As you can see below, Workiva's revenue growth has been strong over the last two years, growing from quarterly revenue of $88 million in Q3 FY2020, to $132.8 million.
This quarter, Workiva's quarterly revenue was once again up 17.8% year on year. But the growth did slow down compared to last quarter, as the revenue increased by just $1.3 million in Q3, compared to $1.87 million in Q2 2022. We'd like to see revenue increase by a greater amount each quarter, but a one-off fluctuation is usually not concerning.
Guidance for the next quarter indicates Workiva is expecting revenue to grow 15.4% year on year to $139.4 million, slowing down from the 28.7% year-over-year increase in revenue the company had recorded in the same quarter last year. Ahead of the earnings results the analysts covering the company were estimating sales to grow 17.4% over the next twelve months.
You can see below that Workiva reported 5,541 customers at the end of the quarter, an increase of 160 on last quarter. That is a little slower customer growth than what we are used to seeing lately, suggesting that the customer acquisition momentum is slowing a little bit.
One of the best things about software as a service businesses (and a reason why they trade at such high multiples) is that customers tend to spend more with the company over time.
Workiva's net revenue retention rate, an important measure of how much customers from a year ago were spending at the end of the quarter, was at 107% in Q3. That means even if they didn't win any new customers, Workiva would have grown its revenue 7% year on year. Despite it going down over the last year this is still a decent retention rate and it shows us that not only Workiva's customers stick around but at least some of them get increasing value from its software over time.
What makes the software as a service business so attractive is that once the software is developed, it typically shouldn't cost much to provide it as an ongoing service to customers. Workiva's gross profit margin, an important metric measuring how much money there is left after paying for servers, licenses, technical support and other necessary running expenses was at 75.5% in Q3.
That means that for every $1 in revenue the company had $0.75 left to spend on developing new products, marketing & sales and the general administrative overhead. This is a good gross margin that allows companies like Workiva to fund large investments in product and sales during periods of rapid growth and be profitable when they reach maturity. It is good to see that the gross margin is staying stable which indicates that Workiva is doing a good job controlling costs and is not under pressure from competition to lower prices.
Cash Is King
If you follow StockStory for a while, you know that we put an emphasis on cash flow. Why, you ask? We believe that in the end cash is king, as you can't use accounting profits to pay the bills. Workiva's free cash flow came in at $3.83 million in Q3, down 75.3% year on year.

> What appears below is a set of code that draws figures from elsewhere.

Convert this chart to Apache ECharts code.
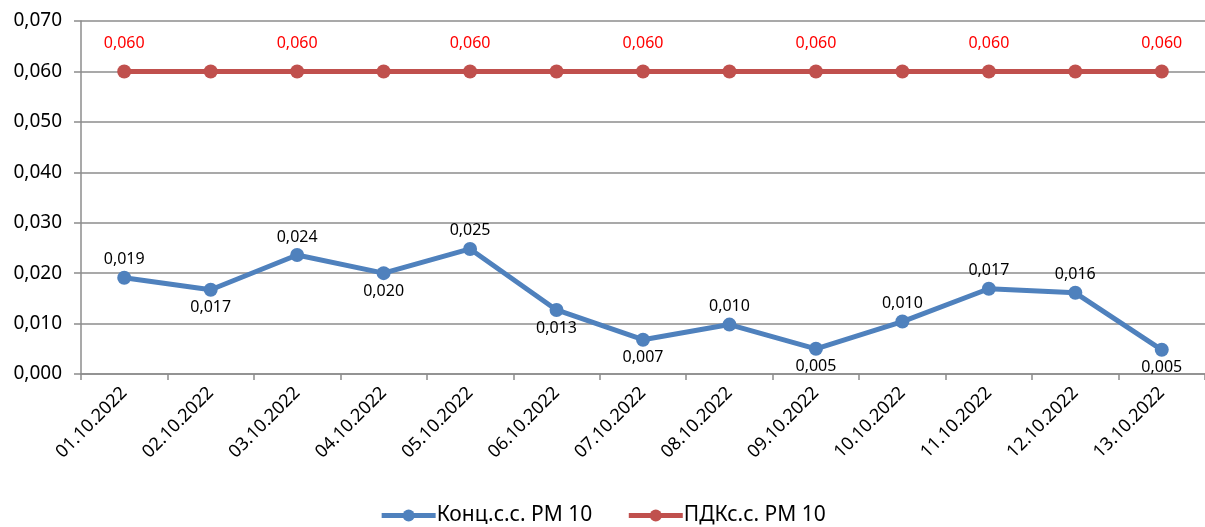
<!DOCTYPE html>
<html>
<head>
<meta charset="utf-8">
<script src="https://cdn.jsdelivr.net/npm/echarts@6/dist/echarts.min.js"></script>
<style>
html,body{margin:0;padding:0;background:#fff;}
#chart{width:1205px;height:527px;}
</style>
</head>
<body>
<div id="chart"></div>
<script>
const categories = ['01.10.2022','02.10.2022','03.10.2022','04.10.2022','05.10.2022','06.10.2022','07.10.2022','08.10.2022','09.10.2022','10.10.2022','11.10.2022','12.10.2022','13.10.2022'];
const concValues = [0.0191, 0.0167, 0.0236, 0.0200, 0.0248, 0.0127, 0.0068, 0.0098, 0.0050, 0.0104, 0.0169, 0.0161, 0.0048];
const concLabelPos = ['top','bottom','top','bottom','top','bottom','bottom','top','bottom','top','top','top','bottom'];
const pdkValues = [0.060, 0.060, 0.060, 0.060, 0.060, 0.060, 0.060, 0.060, 0.060, 0.060, 0.060, 0.060, 0.060];
const pdkLabelShown = [true,false,true,false,true,false,true,false,true,false,true,false,true];
const seriesNames = ['Конц.с.с. РМ 10', 'ПДКс.с. РМ 10'];

const fmt = v => Number(v).toFixed(3).replace('.', ',');
const FONT = 'Noto Sans';
const gridColor = '#8c8c8c';
const colors = ['#4f81bd', '#c0504d'];

const chart = echarts.init(document.getElementById('chart'));
chart.setOption({
  animation: false,
  textStyle: { fontFamily: FONT },
  grid: { left: 81, right: -8, top: 21, bottom: 153 },
  legend: {
    top: 500,
    left: 'center',
    itemWidth: 54,
    itemHeight: 15,
    itemGap: 34,
    textStyle: { fontFamily: FONT, fontSize: 21, color: '#000', padding: [0,0,0,-4] },
    data: seriesNames.map((n, i) => ({
      name: n,
      lineStyle: { width: 5, color: colors[i] },
      itemStyle: { color: colors[i] }
    }))
  },
  xAxis: {
    type: 'category',
    data: categories,
    boundaryGap: true,
    axisLine: { lineStyle: { color: gridColor, width: 1.5 } },
    axisTick: { show: true, length: 6, lineStyle: { color: gridColor, width: 1.5 } },
    axisLabel: { rotate: 45, fontSize: 18, color: '#000', fontFamily: FONT, margin: 16, interval: 0 }
  },
  yAxis: {
    type: 'value',
    min: 0, max: 0.07, interval: 0.01,
    axisLine: { show: true, lineStyle: { color: gridColor, width: 1.5 } },
    axisTick: { show: true, length: 7, lineStyle: { color: gridColor, width: 1.5 } },
    splitLine: { lineStyle: { color: gridColor, width: 1.5 } },
    axisLabel: { formatter: fmt, fontSize: 19, color: '#000', fontFamily: FONT, margin: 19 }
  },
  series: [
    {
      name: seriesNames[0],
      type: 'line',
      symbol: 'circle',
      symbolSize: 14,
      lineStyle: { color: colors[0], width: 5 },
      itemStyle: { color: colors[0] },
      data: concValues.map((v, i) => ({
        value: v,
        label: { show: true, position: concLabelPos[i], distance: 3 }
      })),
      label: { formatter: p => fmt(p.value), fontSize: 16, color: '#000', fontFamily: FONT }
    },
    {
      name: seriesNames[1],
      type: 'line',
      symbol: 'circle',
      symbolSize: 14,
      lineStyle: { color: colors[1], width: 5 },
      itemStyle: { color: colors[1] },
      data: pdkValues.map((v, i) => ({
        value: v,
        label: { show: pdkLabelShown[i], position: 'top', distance: 13 }
      })),
      label: { formatter: p => fmt(p.value), fontSize: 16, color: '#ff0000', fontFamily: FONT }
    }
  ]
});
</script>
</body>
</html>
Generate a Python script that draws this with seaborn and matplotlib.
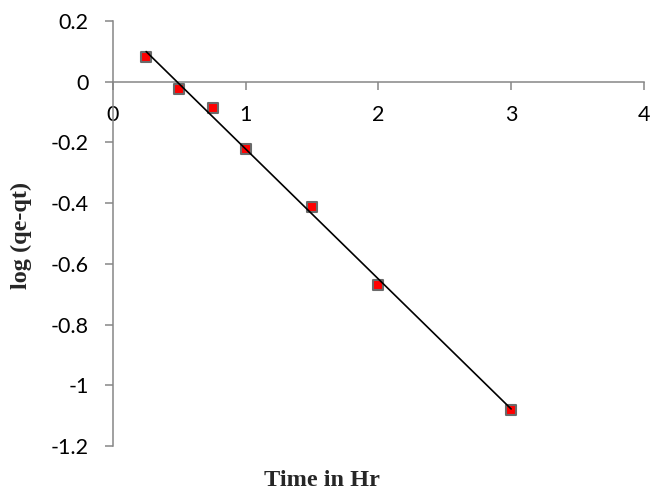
import numpy as np
import pandas as pd
import matplotlib
matplotlib.use("Agg")
import matplotlib.pyplot as plt
import seaborn as sns

# Pseudo-first-order kinetics: log(qe - qt) against contact time
time_hr = [0.25, 0.5, 0.75, 1.0, 1.5, 2.0, 3.0]
log_qe_qt = [0.082, -0.023, -0.086, -0.220, -0.411, -0.668, -1.082]
x_ticks = [0, 1, 2, 3, 4]
y_ticks = [0.2, 0, -0.2, -0.4, -0.6, -0.8, -1, -1.2]

df = pd.DataFrame({"time": time_hr, "logq": log_qe_qt})

sns.set_style("white")
plt.rcParams["font.family"] = ["Lato", "DejaVu Sans"]

fig = plt.figure(figsize=(6.53, 4.90), dpi=100)
ax = fig.add_axes([0.173, 0.0898, 0.813, 0.8672])

sns.regplot(
    data=df, x="time", y="logq", ax=ax, ci=None, marker="s",
    scatter_kws=dict(s=7.2 ** 2, color="#ff0000", edgecolors="#6a6a6a",
                     linewidths=1.5, alpha=1, zorder=3),
    line_kws=dict(color="black", lw=1.2, zorder=4),
)

ax.set_xlim(0, 4)
ax.set_ylim(-1.2, 0.2)
ax.set_xticks(x_ticks)
ax.set_xticklabels([str(v) for v in x_ticks])
ax.set_yticks(y_ticks)
ax.set_yticklabels([f"{v:g}" for v in y_ticks])

axis_grey = "#868686"
for side in ("top", "right"):
    ax.spines[side].set_visible(False)
for side in ("left", "bottom"):
    ax.spines[side].set_color(axis_grey)
    ax.spines[side].set_linewidth(1.1)
ax.spines["bottom"].set_position(("data", 0))

ax.tick_params(axis="both", direction="out", length=5.5, width=1.1,
               color=axis_grey, labelsize=15.5, labelcolor="black")
ax.tick_params(axis="x", pad=11, bottom=True)
ax.tick_params(axis="y", pad=12, left=True)

ax.set_xlabel("Time in Hr", fontsize=17.5, fontweight="bold",
              family="Liberation Serif")
ax.set_ylabel("log (qe-qt)", fontsize=17.5, fontweight="bold",
              family="Liberation Serif")
ax.xaxis.set_label_coords(0.393, -0.057)
ax.yaxis.set_label_coords(-0.152, 0.496)

fig.savefig("out.png", dpi=100)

Workiva has generated $18.5 million in free cash flow over the last twelve months, a decent 3.6% of revenues. This FCF margin is a result of Workiva asset lite business model, and provides it with optionality and decent amount of cash to invest in the business.
Key Takeaways from Workiva's Q3 Results
With a market capitalization of $3.89 billion Workiva is among smaller companies, but its more than $433 million in cash and positive free cash flow over the last twelve months give us confidence that Workiva has the resources it needs to pursue a high growth business strategy.
This quarter's results were mostly in line with Wall St's expectations. On the other hand, it was unfortunate to see that the revenue guidance missed analysts' expectations and there was a slowdown in customer growth. Overall, it seems to us that this was a complicated quarter for Workiva. The company is down 3% on the results and currently trades at $65.77 per share.
Is Now The Time?
When considering Workiva, investors should take into account its valuation and business qualities, as well as what happened in the latest quarter. Although Workiva is not a bad business, it probably wouldn't be one of our picks. Its revenue growth has been solid, though we don't expect it to maintain historical growth rates.
The market is certainly expecting long term growth from Workiva given its price to sales ratio based on the next twelve months is 6.0x. We can find things to like about Workiva and there's no doubt it is a bit of a market darling, at least for some. But we are wondering whether there might be better opportunities elsewhere right now.